Semasa di Unila pula, dia meraih juara I lomba karikatur pada Peksimida tingkat Unila dan Provinsi Lampung tahun 1997.
Juwe meyakini banyak hal yang tidak hanya bisa ditulis, tetapi juga bisa diekspresikan melalui lukisan di atas kanvas.
Awal Januari ini, puluhan lukisan karyanya dipamerkan di hadapan gubernur Lampung terpilih, Rachmat Mirzani Djausal. Salah satu lukisan berjudul "Batas Iman" kemudian menjadi koleksi Iyay Mirza—sebuah pengakuan bahwa karyanya telah menembus batas profesi dan kelas sosial.
Kini, giliran saya yang jatuh hati dengan lima karyanya dan menjadikannya bagian dari ruang hidup saya. Saya memilih lukisan-lukisannya yang menghadirkan kesan ambigu, penuh tanda tanya, jenaka, dan juga menyimpan kesan sinis.
Menurut Juwe, lima lukisan Gerombolan Botak yang masing-masing berjudul Kepala Suku, The Goendoels, Hage No Hito, Khodam dan Garwo tersebut merepresentasikan manusia-manusia di era ini—berkerumun, berbicara, tetapi seringkali tanpa arah yang jelas. “Setiap wajah di gerombolan botak ini punya cerita,” tuturnya saat kami ngopi sore di Nuwono Tasya. “Mereka ada yang bicara, tapi kadang diam. Sama seperti kita di dunia nyata.”

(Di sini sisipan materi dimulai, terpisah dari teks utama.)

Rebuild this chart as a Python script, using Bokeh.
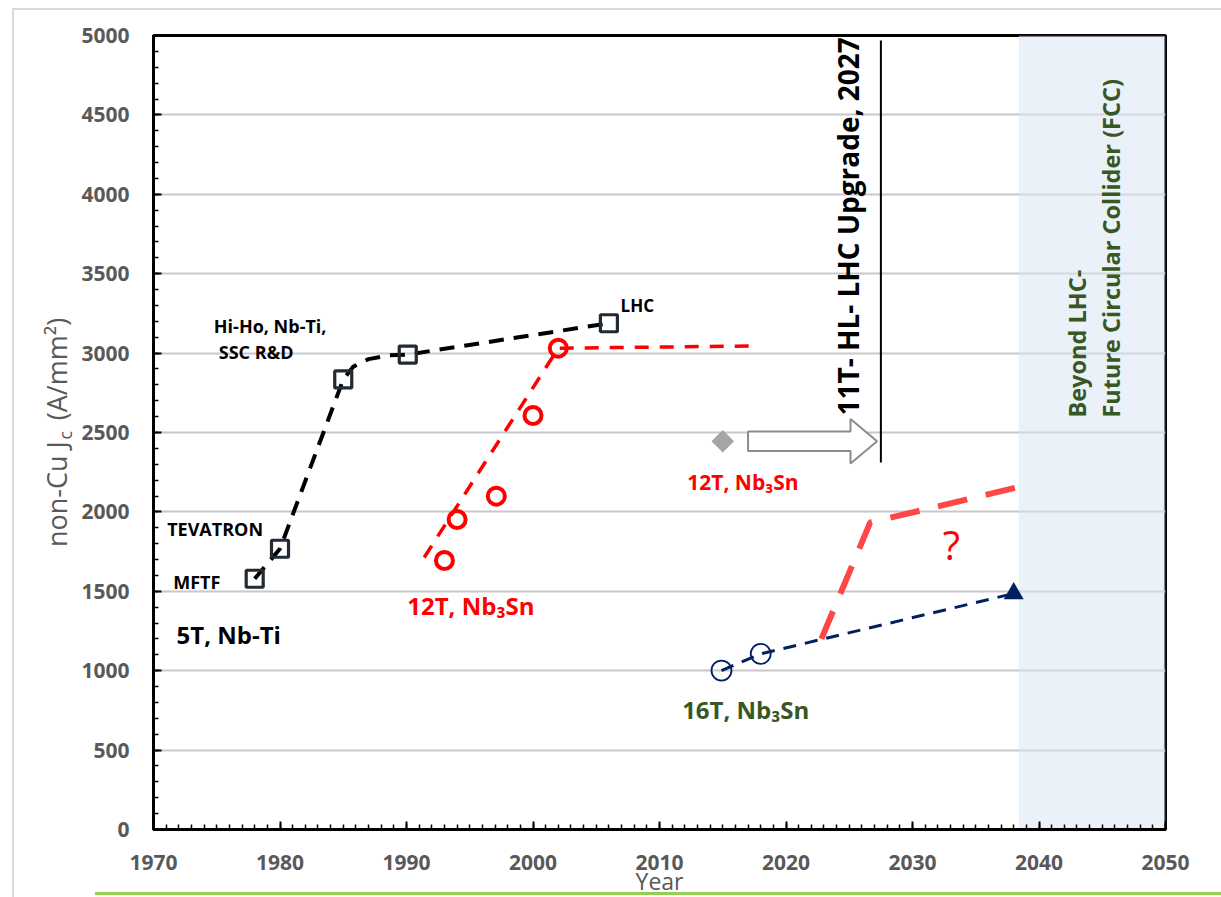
import math
from bokeh.plotting import figure
from bokeh.models import Range1d, SingleIntervalTicker, Label
from bokeh.embed import file_html
from bokeh.resources import INLINE

# ---------------- data ----------------
# Nb-Ti (5 T) magnets
nbti_names = ["MFTF", "TEVATRON", "", "Hi-Ho / SSC R&D", "LHC"]
nbti_years = [1978.0, 1980.0, 1985.0, 1990.1, 2006.0]
nbti_jc = [1579, 1768, 2834, 2991, 3188]
nbti_trend_years = [1978.0, 1980.0, 1985.0, 1985.8, 1987.0, 1988.5, 1990.1, 2006.0]
nbti_trend_jc = [1579, 1768, 2834, 2915, 2962, 2985, 2991, 3188]

# Nb3Sn (12 T) R&D
nb3sn12_years = [1993.0, 1994.0, 1997.1, 2000.0, 2002.0]
nb3sn12_jc = [1694, 1952, 2099, 2607, 3031]
nb3sn12_trend_years = [1991.4, 2002.0, 2017.8]
nb3sn12_trend_jc = [1713, 3031, 3045]

# HL-LHC 11 T point
hl_years = [2015.0]
hl_jc = [2445]

# Nb3Sn (16 T) for FCC
nb3sn16_years = [2014.9, 2018.0]
nb3sn16_jc = [1001, 1106]
fcc_target_years = [2038.0]
fcc_target_jc = [1486]
nb3sn16_trend_years = [2014.9, 2018.0, 2038.0]
nb3sn16_trend_jc = [1001, 1106, 1486]

# speculative future path ("?")
future_years = [2022.8, 2026.65, 2038.3]
future_jc = [1200, 1933, 2155]

# HL-LHC marker line / arrow, FCC band
hl_line_year = [2027.5, 2027.5]
hl_line_jc = [2311, 4969]
arrow_start, arrow_tip, arrow_y = 2017.0, 2027.2, 2445
arrow_head_len, arrow_body_half, arrow_head_half = 2.1, 62, 140
fcc_band_start, fcc_band_end = 2038.4, 2050.0

x_start, x_end, x_major = 1970, 2050, 10
y_start, y_end, y_major = 0, 5000, 500

FONT = "Open Sans"
GRAY = "#595959"
GREEN = "#385723"
NAVY = "#002060"

p = figure(width=1221, height=897,
           x_range=Range1d(x_start, x_end), y_range=Range1d(y_start, y_end),
           output_backend="svg", toolbar_location=None,
           min_border_left=153, min_border_right=56, min_border_top=35, min_border_bottom=68)
p.background_fill_color = "white"
p.border_fill_alpha = 0
p.outline_line_color = "black"
p.outline_line_width = 3
# light gray page frame and green rule of the source document
p.styles = {"box-shadow": "inset 0 8px 0 0 #FFFFFF, inset 12px 0 0 0 #FFFFFF, "
                          "inset 14px 0 0 0 #D9D9D9, inset 0 10px 0 0 #D9D9D9, "
                          "inset 95px 0 0 0 #FFFFFF, inset 0 -2px 0 0 #FFFFFF, "
                          "inset 0 -5px 0 0 #92D050"}

p.xaxis.ticker = SingleIntervalTicker(interval=x_major, num_minor_ticks=10)
p.yaxis.ticker = SingleIntervalTicker(interval=y_major, num_minor_ticks=5)
p.xgrid.visible = False
p.ygrid.grid_line_color = "#C8C8C8"
p.ygrid.grid_line_width = 2

for ax in (p.xaxis[0], p.yaxis[0]):
    ax.axis_line_color = "black"
    ax.axis_line_width = 3
    ax.major_tick_line_color = "black"
    ax.major_tick_line_width = 2
    ax.major_tick_in = 8
    ax.major_tick_out = 0
    ax.minor_tick_line_color = "black"
    ax.minor_tick_line_width = 1.5
    ax.minor_tick_in = 5
    ax.minor_tick_out = 0
    ax.major_label_text_font = FONT
    ax.major_label_text_font_size = "21px"
    ax.major_label_text_font_style = "bold"
    ax.major_label_text_color = GRAY
    ax.axis_label_text_font = FONT
    ax.axis_label_text_font_style = "normal"
    ax.axis_label_text_color = GRAY
p.xaxis.major_label_standoff = 25
p.yaxis.major_label_standoff = 24
p.yaxis.axis_label = "non-Cu J\u00a0\u00a0\u00a0(A/mm\u00b2)"
p.yaxis.axis_label_text_font_size = "27px"
p.yaxis.axis_label_standoff = 3

# FCC band
p.quad(left=[fcc_band_start], right=[fcc_band_end], bottom=[y_start], top=[y_end],
       fill_color="#D8E6F4", fill_alpha=0.55, line_color=None)

# lines
p.line(nbti_trend_years, nbti_trend_jc, line_color="black", line_width=4, line_dash="15 10")
p.line(nb3sn12_trend_years, nb3sn12_trend_jc, line_color="#FF0000", line_width=3.5, line_dash="14 11")
p.line(nb3sn16_trend_years, nb3sn16_trend_jc, line_color=NAVY, line_width=3, line_dash="13 9")
p.line(future_years, future_jc, line_color="#FF4747", line_width=6, line_dash="30 19")
p.line(hl_line_year, hl_line_jc, line_color="black", line_width=2)

# block arrow
hb = arrow_tip - arrow_head_len
ax_pts = [arrow_start, hb, hb, arrow_tip, hb, hb, arrow_start]
ay_pts = [arrow_y + arrow_body_half, arrow_y + arrow_body_half, arrow_y + arrow_head_half, arrow_y,
          arrow_y - arrow_head_half, arrow_y - arrow_body_half, arrow_y - arrow_body_half]
p.patch(ax_pts, ay_pts, fill_color="white", line_color="#8C8C8C", line_width=2)

# markers
p.scatter(nbti_years, nbti_jc, marker="square", size=17, line_color="#222A35", line_width=3.2, fill_color=None)
p.scatter(nb3sn12_years, nb3sn12_jc, marker="circle", size=17, line_color="#FF0000", line_width=4, fill_color=None)
p.scatter(hl_years, hl_jc, marker="square", angle=math.pi / 4, size=16, fill_color="#A5A5A5", line_color=None)
p.scatter(nb3sn16_years, nb3sn16_jc, marker="circle", size=20, line_color=NAVY, line_width=1.8, fill_color=None)
p.scatter(fcc_target_years, fcc_target_jc, marker="triangle", size=20, fill_color=NAVY, line_color=None)


def make_label(text, x, y, size, color="black", style="bold", angle=0.0, align="left"):
    return Label(x=x, y=y, text=text, text_font=FONT, text_font_size=size,
                 text_font_style=style, text_color=color, angle=angle,
                 text_align=align, text_baseline="alphabetic")


def lab(*args, **kw):
    p.add_layout(make_label(*args, **kw))


lab("Hi-Ho, Nb-Ti,", 1974.77, 3170, "18px")
lab("SSC R&D", 1975.16, 3009, "18px")
lab("LHC", 2006.92, 3299, "17px")
lab("TEVATRON", 1971.08, 1892, "18px")
lab("MFTF", 1971.56, 1557, "18px")
lab("5T, Nb-Ti", 1971.82, 1229, "24px")
lab("12T, Nb\u2083Sn", 1990.06, 1412, "24px", color="#FF0000")
lab("12T, Nb\u2083Sn", 2012.19, 2188, "21px", color="#FF0000")
lab("16T, Nb\u2083Sn", 2011.79, 757, "24px", color=GREEN)
lab("?", 2033.08, 1795, "40px", color="#FF0000", style="normal", align="center")
lab("11T- HL- LHC Upgrade, 2027", 2024.93, 2607, "28px", angle=math.pi / 2)
lab("Beyond LHC-", 2043.0, 2594, "23.5px", color=GREEN, angle=math.pi / 2)
lab("Future Circular Collider (FCC)", 2045.66, 2594, "23.5px", color=GREEN, angle=math.pi / 2)

# subscript "c" of J_c, placed in the left side panel (outside the frame)
p.add_layout(make_label("c", 1963.04, 2456, "17.5px", color=GRAY, style="normal",
                        angle=math.pi / 2), "left")
# x-axis title, placed in the (otherwise empty) right side panel but positioned under the axis
p.add_layout(make_label("Year", 2010.0, -322, "23px", color=GRAY, style="normal",
                        align="center"), "right")

open("out.html", "w").write(file_html(p, INLINE))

Tetap saja saya menangkap kesan absurd (mak jelas) dari kelima lukisan ini. Figur-figur botak yang berkerumun, menatap dengan ekspresi seolah saling menertawakan. Tentu ada juga kesan kehangatan dalam gerombolan yang sulit dijelaskan. Bang Juwe tak juga menjelaskan kepada saya ihwal interpretasi pasti atas kelima karyanya. Dia seolah membiarkan saya menikmati dan menyelami sendiri makna di balik lukisan-lukisannya.
Keunikan lain dari lukisan Gerombolan Botak ini
adalah pemilihan material bingkai dengan kayu erosi—potongan kayu yang telah lama tergerus waktu, hanyut di sungai, atau tersapu ombak sebelum akhirnya ditemukan kembali dan diberi kehidupan baru.
Buat saya bingkai erosi ini tidak sekadar estetika tapi juga simbol kembalinya sesuatu yang tergerus perjalanan waktu, dengan makna yang lebih dalam. Begitu pula dengan lima lukisan Gerobolan Botak yang akhirnya akan menemukan jalannya sendiri untuk berbicara kepada dunia.
Kini, lima lukisan ini telah menjadi bagian dari koleksi saya. Mereka bukan sekadar pajangan, tetapi jendela untuk melihat pemikiran seorang seniman sekaligus wartawan yang telah mengabadikan berbagai peristiwa besar di negeri ini.
Setiap kali saya menatap Gerombolan Botak tersebut terasa ada dialog—antara seni, kehidupan, dan saya sendiri.
Harapan selalu kita gantungkan, semoga Bang Juwe terus menulis dan tetap melukis untuk konsisten mengungkap kebenaran.
Tetaplah menjadi seorang jurnalis dengan tulisan setajam pedang, dan juga seniman yang matang.
Dang lupo BAHAGIA geh ! Teruslah berbuat BAIK.